**Exercise details:** Give back every line exactly as it appears, pictures excluded.

**Data:**
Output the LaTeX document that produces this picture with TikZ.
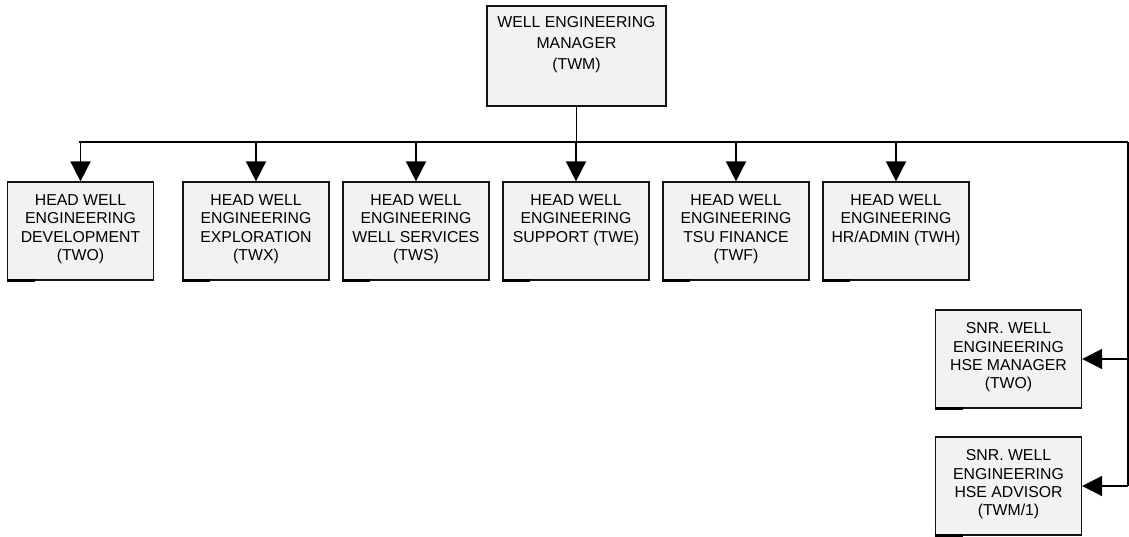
\documentclass[tikz,border=0pt]{standalone}
\usepackage{fontspec}
\setmainfont{Liberation Sans}
\usepackage{tikz}
\usetikzlibrary{arrows.meta, positioning, calc}
\definecolor{boxGrey}{RGB}{242, 242, 242}
\definecolor{lineDark}{RGB}{20, 20, 20}

\begin{document}
\begin{tikzpicture}[x=0.5pt, y=-0.5pt,
    orgbox/.style={draw=lineDark, line width=0.6pt, fill=boxGrey, inner sep=0pt,
        minimum width=73pt, minimum height=49pt},
    mgrbox/.style={orgbox, minimum width=89.5pt, minimum height=50pt},
    boxtext/.style={anchor=north, align=center, inner sep=0pt,
        font=\fontsize{7.9}{9.15}\selectfont},
    mgrtext/.style={boxtext, font=\fontsize{7.9}{10.3}\selectfont},
    link/.style={draw=black, line width=0.8pt},
    arr/.style={link, -{Triangle[length=10pt, width=10pt]}},
    tick/.style={draw=black, line width=1.3pt}]
    \useasboundingbox (0,0) rectangle (1129,536);

    % Manager
    \node[mgrbox] (twm) at (576.5,56) {};
    \node[mgrtext] (twm-t) at ([yshift=-5.5pt]twm.north) {WELL ENGINEERING\\MANAGER\\(TWM)};

    % Heads (first row)
    \node[orgbox] (two) at (80.5,231) {};
    \node[orgbox] (twx) at (256,231) {};
    \node[orgbox] (tws) at (416,231) {};
    \node[orgbox] (twe) at (576,231) {};
    \node[orgbox] (twf) at (736,231) {};
    \node[orgbox] (twh) at (896,231) {};
    \node[boxtext] (two-t) at ([yshift=-6.5pt]two.north) {HEAD WELL\\ENGINEERING\\DEVELOPMENT\\(TWO)};
    \node[boxtext] (twx-t) at ([yshift=-6.5pt]twx.north) {HEAD WELL\\ENGINEERING\\EXPLORATION\\(TWX)};
    \node[boxtext] (tws-t) at ([yshift=-6.5pt]tws.north) {HEAD WELL\\ENGINEERING\\WELL SERVICES\\(TWS)};
    \node[boxtext] (twe-t) at ([yshift=-6.5pt]twe.north) {HEAD WELL\\ENGINEERING\\SUPPORT (TWE)};
    \node[boxtext] (twf-t) at ([yshift=-6.5pt]twf.north) {HEAD WELL\\ENGINEERING\\TSU FINANCE\\(TWF)};
    \node[boxtext] (twh-t) at ([yshift=-6.5pt]twh.north) {HEAD WELL\\ENGINEERING\\HR/ADMIN (TWH)};

    % HSE staff on the right
    \node[orgbox] (hsem) at (1008.5,359) {};
    \node[orgbox] (hsea) at (1008.5,486) {};
    \node[boxtext] (hsem-t) at ([yshift=-6.5pt]hsem.north) {SNR. WELL\\ENGINEERING\\HSE MANAGER\\(TWO)};
    \node[boxtext] (hsea-t) at ([yshift=-6.5pt]hsea.north) {SNR. WELL\\ENGINEERING\\HSE ADVISOR\\(TWM/1)};

    % Small dark ticks at the bottom left of each box
    \foreach \b in {two,twx,tws,twe,twf,twh,hsem,hsea} {
        \draw[tick] (\b.south west) -- ++(28,0);
    }

    % Connectors
    \coordinate (busL) at (79,142);
    \coordinate (busR) at (1128,142);
    \draw[link] (twm.south) -- (twm.south |- busL);
    \draw[link] (busL) -- (busR);
    \draw[link] (busR) -- (busR |- hsea.east);
    \foreach \b in {two,twx,tws,twe,twf,twh} {
        \draw[arr] (\b.north |- busL) -- (\b.north);
    }
    \draw[arr] (busR |- hsem.east) -- (hsem.east);
    \draw[arr] (busR |- hsea.east) -- (hsea.east);
\end{tikzpicture}
\end{document}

**Exercise solution:**
Output the LaTeX document that produces this picture with TikZ.
\documentclass[tikz,border=0pt]{standalone}
\usepackage{fontspec}
\setmainfont{Liberation Sans}
\usepackage{tikz}
\usetikzlibrary{arrows.meta, positioning, calc}
\definecolor{boxGrey}{RGB}{242, 242, 242}
\definecolor{lineDark}{RGB}{20, 20, 20}

\begin{document}
\begin{tikzpicture}[x=0.5pt, y=-0.5pt,
    orgbox/.style={draw=lineDark, line width=0.6pt, fill=boxGrey, inner sep=0pt,
        minimum width=73pt, minimum height=49pt},
    mgrbox/.style={orgbox, minimum width=89.5pt, minimum height=50pt},
    boxtext/.style={anchor=north, align=center, inner sep=0pt,
        font=\fontsize{7.9}{9.15}\selectfont},
    mgrtext/.style={boxtext, font=\fontsize{7.9}{10.3}\selectfont},
    link/.style={draw=black, line width=0.8pt},
    arr/.style={link, -{Triangle[length=10pt, width=10pt]}},
    tick/.style={draw=black, line width=1.3pt}]
    \useasboundingbox (0,0) rectangle (1129,536);

    % Manager
    \node[mgrbox] (twm) at (576.5,56) {};
    \node[mgrtext] (twm-t) at ([yshift=-5.5pt]twm.north) {WELL ENGINEERING\\MANAGER\\(TWM)};

    % Heads (first row)
    \node[orgbox] (two) at (80.5,231) {};
    \node[orgbox] (twx) at (256,231) {};
    \node[orgbox] (tws) at (416,231) {};
    \node[orgbox] (twe) at (576,231) {};
    \node[orgbox] (twf) at (736,231) {};
    \node[orgbox] (twh) at (896,231) {};
    \node[boxtext] (two-t) at ([yshift=-6.5pt]two.north) {HEAD WELL\\ENGINEERING\\DEVELOPMENT\\(TWO)};
    \node[boxtext] (twx-t) at ([yshift=-6.5pt]twx.north) {HEAD WELL\\ENGINEERING\\EXPLORATION\\(TWX)};
    \node[boxtext] (tws-t) at ([yshift=-6.5pt]tws.north) {HEAD WELL\\ENGINEERING\\WELL SERVICES\\(TWS)};
    \node[boxtext] (twe-t) at ([yshift=-6.5pt]twe.north) {HEAD WELL\\ENGINEERING\\SUPPORT (TWE)};
    \node[boxtext] (twf-t) at ([yshift=-6.5pt]twf.north) {HEAD WELL\\ENGINEERING\\TSU FINANCE\\(TWF)};
    \node[boxtext] (twh-t) at ([yshift=-6.5pt]twh.north) {HEAD WELL\\ENGINEERING\\HR/ADMIN (TWH)};

    % HSE staff on the right
    \node[orgbox] (hsem) at (1008.5,359) {};
    \node[orgbox] (hsea) at (1008.5,486) {};
    \node[boxtext] (hsem-t) at ([yshift=-6.5pt]hsem.north) {SNR. WELL\\ENGINEERING\\HSE MANAGER\\(TWO)};
    \node[boxtext] (hsea-t) at ([yshift=-6.5pt]hsea.north) {SNR. WELL\\ENGINEERING\\HSE ADVISOR\\(TWM/1)};

    % Small dark ticks at the bottom left of each box
    \foreach \b in {two,twx,tws,twe,twf,twh,hsem,hsea} {
        \draw[tick] (\b.south west) -- ++(28,0);
    }

    % Connectors
    \coordinate (busL) at (79,142);
    \coordinate (busR) at (1128,142);
    \draw[link] (twm.south) -- (twm.south |- busL);
    \draw[link] (busL) -- (busR);
    \draw[link] (busR) -- (busR |- hsea.east);
    \foreach \b in {two,twx,tws,twe,twf,twh} {
        \draw[arr] (\b.north |- busL) -- (\b.north);
    }
    \draw[arr] (busR |- hsem.east) -- (hsem.east);
    \draw[arr] (busR |- hsea.east) -- (hsea.east);
\end{tikzpicture}
\end{document}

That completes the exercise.